All we can do is make personal choices to be socially responsible. I agree that socially distancing is not the absolute solution but it’s something that we can do to reduce the spread of the virus. I know this poses a challenge to people who have jobs they have to go to and kids that they have to entertain, but we all have to make sacrifices in order to protect the greater population. You know, the greater population that have the right to use all of the same resources that are available to us – the hospitals that are overcrowded, the grocery stores that are meant to feed everyone and not just a select few, and the freedom to walk down the streets and buildings without fearing the breath of the person standing or walking next to us.

This is not about living in fear or rebelling against the universe by not being allowing ourselves to be held hostage. This is about trying to end a pandemic that can ultimately touch you, your family, your loved ones, and your community at some point in the near future. Stay home if you are sick. Work from home if you can. Isolate or quarantine if you have been out of the country. Wash your hands. Share the supplies with those who also need them. Talk to your kids about covid-19 in a realistic and productive way that does not instill fear or anxiety. Take care of the elderly and immuno-compromised. Screw our conspiracy theories and political views. It doesn’t matter anymore.

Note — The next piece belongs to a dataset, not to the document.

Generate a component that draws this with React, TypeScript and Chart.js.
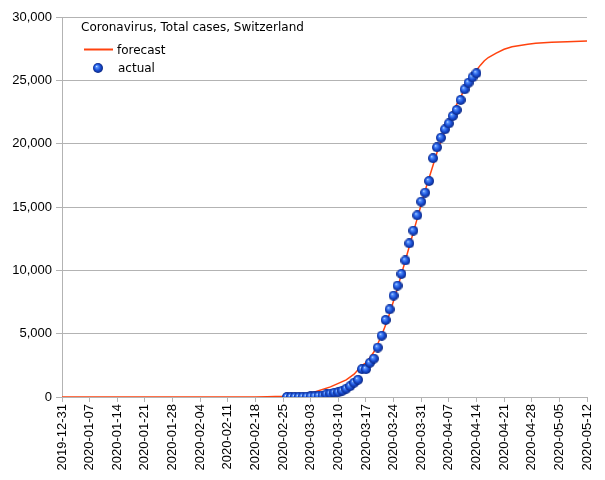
import React, { useEffect, useRef } from "react";
import { Chart, registerables } from "chart.js";

Chart.register(...registerables);

// x values are day offsets from 2019-12-31
const tickLabels = [
  "2019-12-31", "2020-01-07", "2020-01-14", "2020-01-21", "2020-01-28",
  "2020-02-04", "2020-02-11", "2020-02-18", "2020-02-25", "2020-03-03",
  "2020-03-10", "2020-03-17", "2020-03-24", "2020-03-31", "2020-04-07",
  "2020-04-14", "2020-04-21", "2020-04-28", "2020-05-05", "2020-05-12",
];

const actualDays = [
  57, 58, 59, 60, 61, 62, 63, 64, 65, 66, 67, 68, 69, 70, 71, 72, 73, 74, 75,
  76, 77, 78, 79, 80, 81, 82, 83, 84, 85, 86, 87, 88, 89, 90, 91, 92, 93, 94,
  95, 96, 97, 98, 99, 100, 101, 102, 103, 104, 105,
];
const actualValues = [
  1, 1, 8, 8, 18, 27, 42, 56, 90, 114, 214, 268, 337, 374, 491, 652, 858, 1125, 1359,
  2200, 2200, 2700, 3028, 3900, 4840, 6080, 6920, 8000, 8790, 9720, 10780, 12130, 13130, 14340, 15420, 16130, 17050, 18850,
  19710, 20470, 21130, 21600, 22180, 22660, 23450, 24290, 24810, 25240, 25560,
];

const forecastDays = [
  0, 45, 49, 52, 56, 60, 64, 68, 72, 74, 76, 77, 78, 79, 80, 81, 82, 83, 84, 85,
  86, 87, 88, 89, 90, 91, 92, 93, 94, 95, 96, 97, 98, 99, 100, 101, 102, 103,
  104, 105, 106, 107, 108, 110, 112, 114, 116, 118, 120, 124, 128, 133,
];
const forecastValues = [
  0, 0, 5, 20, 60, 150, 400, 800, 1350, 1800, 2500, 2700, 3100, 3550, 4200, 4900, 5700, 6600, 7600, 8600,
  9700, 10800, 11900, 13000, 14100, 15200, 16300, 17300, 18300, 19300, 20200, 21000, 21800, 22500, 23100, 23700, 24300, 24900,
  25400, 25800, 26200, 26550, 26800, 27150, 27450, 27650, 27750, 27850, 27920, 28000, 28050, 28100,
];

const chartTitle = "Coronavirus, Total cases, Switzerland";
const seriesNames = ["forecast", "actual"];

const LINE_COLOR = "#ff420e";
const GRID_COLOR = "#b3b3b3";
const TICK_FONT = { family: '"Liberation Sans", Arial, sans-serif', size: 13 };

function makeBall(size: number): HTMLCanvasElement {
  const c = document.createElement("canvas");
  c.width = size;
  c.height = size;
  const g = c.getContext("2d")!;
  const r = size / 2;
  const grad = g.createRadialGradient(r * 0.7, r * 0.65, 0, r, r, r);
  grad.addColorStop(0, "#e6f0ff");
  grad.addColorStop(0.2, "#5a96ff");
  grad.addColorStop(0.6, "#1a4fd6");
  grad.addColorStop(1, "#0a2580");
  g.fillStyle = grad;
  g.beginPath();
  g.arc(r, r, r, 0, Math.PI * 2);
  g.fill();
  return c;
}

export default function App() {
  const ref = useRef<HTMLCanvasElement | null>(null);

  useEffect(() => {
    document.body.style.margin = "0";
    const ball = makeBall(10);
    const legendBall = makeBall(10);

    const legendPlugin = {
      id: "customLegend",
      afterDraw(chart: any) {
        const ctx = chart.ctx;
        ctx.save();
        ctx.fillStyle = "#000";
        ctx.textBaseline = "alphabetic";
        ctx.textAlign = "left";
        ctx.font = '12px "DejaVu Sans", sans-serif';
        ctx.fillText(chartTitle, 81, 31);
        ctx.strokeStyle = LINE_COLOR;
        ctx.lineWidth = 2;
        ctx.beginPath();
        ctx.moveTo(84, 49.5);
        ctx.lineTo(113, 49.5);
        ctx.stroke();
        ctx.fillText(seriesNames[0], 117, 54);
        ctx.drawImage(legendBall, 93, 63);
        ctx.fillText(seriesNames[1], 118, 72);
        ctx.restore();
      },
    };

    const chart = new Chart(ref.current!, {
      type: "line",
      data: {
        datasets: [
          {
            label: seriesNames[1],
            data: actualDays.map((d, i) => ({ x: d, y: actualValues[i] })),
            showLine: false,
            pointStyle: ball as any,
            pointRadius: 5,
            borderColor: "#1a4fd6",
            backgroundColor: "#1a4fd6",
          },
          {
            label: seriesNames[0],
            data: forecastDays.map((d, i) => ({ x: d, y: forecastValues[i] })),
            borderColor: LINE_COLOR,
            borderWidth: 1.5,
            pointRadius: 0,
            tension: 0,
            fill: false,
          },
        ],
      },
      options: {
        animation: false,
        responsive: false,
        events: [],
        layout: { padding: { top: 17, right: 18, left: 0, bottom: 0 } },
        plugins: {
          legend: { display: false },
          tooltip: { enabled: false },
          title: { display: false },
        },
        scales: {
          x: {
            type: "linear",
            min: 0,
            max: 133,
            afterFit(scale: any) {
              scale.height = 83;
            },
            afterBuildTicks(scale: any) {
              scale.ticks = tickLabels.map((_, i) => ({ value: i * 7 }));
            },
            ticks: {
              autoSkip: false,
              minRotation: 90,
              maxRotation: 90,
              padding: 2,
              color: "#000",
              font: TICK_FONT,
              callback: (v: any) => tickLabels[Math.round(Number(v) / 7)] ?? "",
            },
            grid: {
              drawOnChartArea: false,
              drawTicks: true,
              tickLength: 5,
              color: GRID_COLOR,
            },
            border: { color: GRID_COLOR },
          },
          y: {
            min: 0,
            max: 30000,
            afterFit(scale: any) {
              scale.width = 62;
            },
            ticks: {
              stepSize: 5000,
              padding: 4,
              color: "#000",
              font: TICK_FONT,
              callback: (v: any) => Number(v).toLocaleString("en-US"),
            },
            grid: {
              color: GRID_COLOR,
              tickLength: 6,
            },
            border: { color: GRID_COLOR },
          },
        },
      },
      plugins: [legendPlugin],
    } as any);

    return () => chart.destroy();
  }, []);

  return (
    <div style={{ width: 605, height: 480, background: "#fff" }}>
      <canvas ref={ref} width={605} height={480} style={{ display: "block" }} />
    </div>
  );
}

Don’t worry about the actions of others and exercise your own power and choice. Lead by example and know that you did the right thing during a time of crisis.

Tell people with words and actions that you care about them by doing your part. If this pandemic has taught us anything, it is that at any given day or hour, our lives and liberties can significantly change. Tables can be turned in an instant. And I don’t know about you, but I would want to be able to trust in others that they would care about me and family and all of our futures.